I forgot to mention that I used Aperture priority at the f22 setting.
My lens was set to between 70 to 105mm.

Perhaps using the lens hood would also help?

User_Removed 10 2.2k 3 United Kingdom
20 Nov 2009 7:28PM
The lens hood is for keeping direct sunlight off the outermost element of the lens. It wont help with the amount of light being returned by the spray. The polariser gives you control over the light coming off the spray. It relies on the fact that all of the wavicles of electromagnietic radiation that make up photons become aligned in one direction when they pass through water. This is what polarisation is. The polariser only allows through light wavicles that are aligned in one direction, excluding all others. By turning the polariser so that it is not aligned with the light wavicles that are returned from the from the spray you will stop them from getting into the lens.
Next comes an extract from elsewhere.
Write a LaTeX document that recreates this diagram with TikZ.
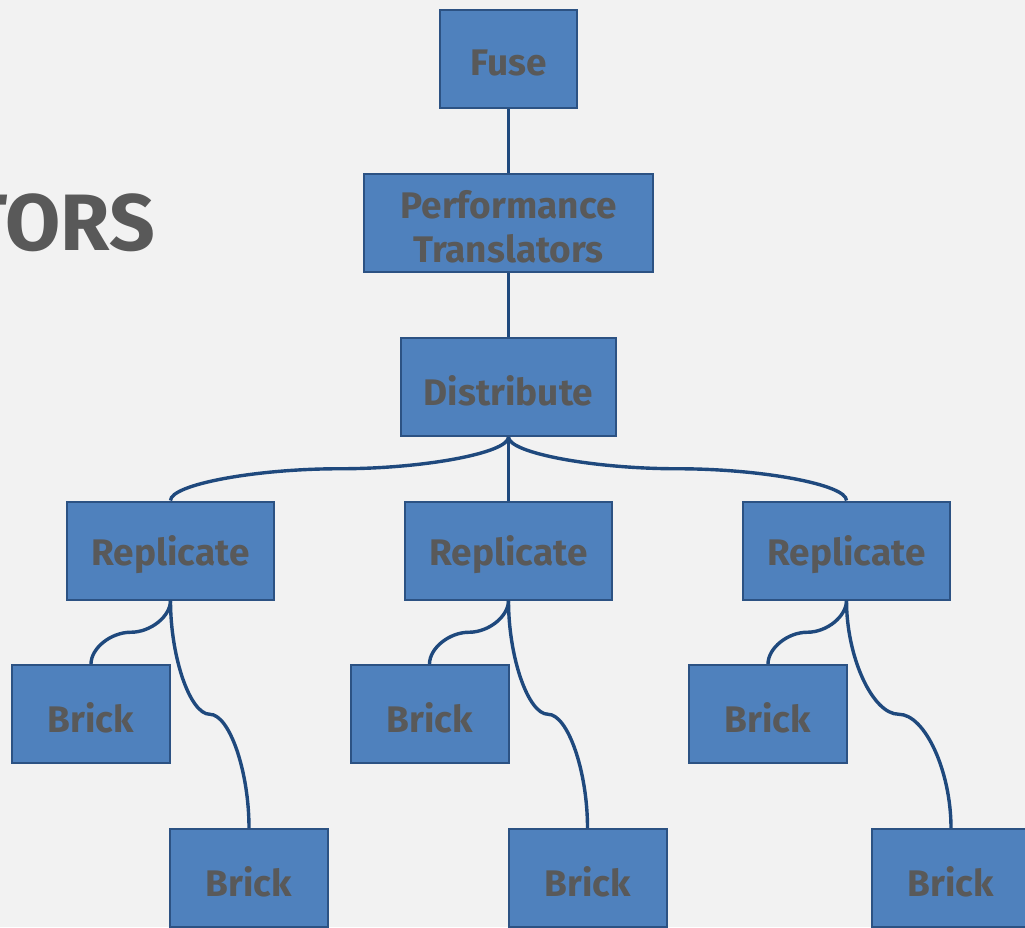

You will also probably lose light reflected by the sea but to my mind you have no other way of controlling the light that comes off the spray.

And this isn't an issue specific to digital photography.

mattw 14 5.2k 10 United Kingdom
20 Nov 2009 10:35PM
Sea Sprey is a common problem when photographing at the coast. When there is a strong wind, it can coat the lens in secconds, and it will ruin the image quality.

Take a good lens cloth, and wipe the lens/filter reguarly - with a strong wind, I sometimes need to clean the lens/filter between each shot.
ckristoff 13 994 Wales
21 Nov 2009 11:14AM
Chris and Matt,

thank you both for your valuable advice.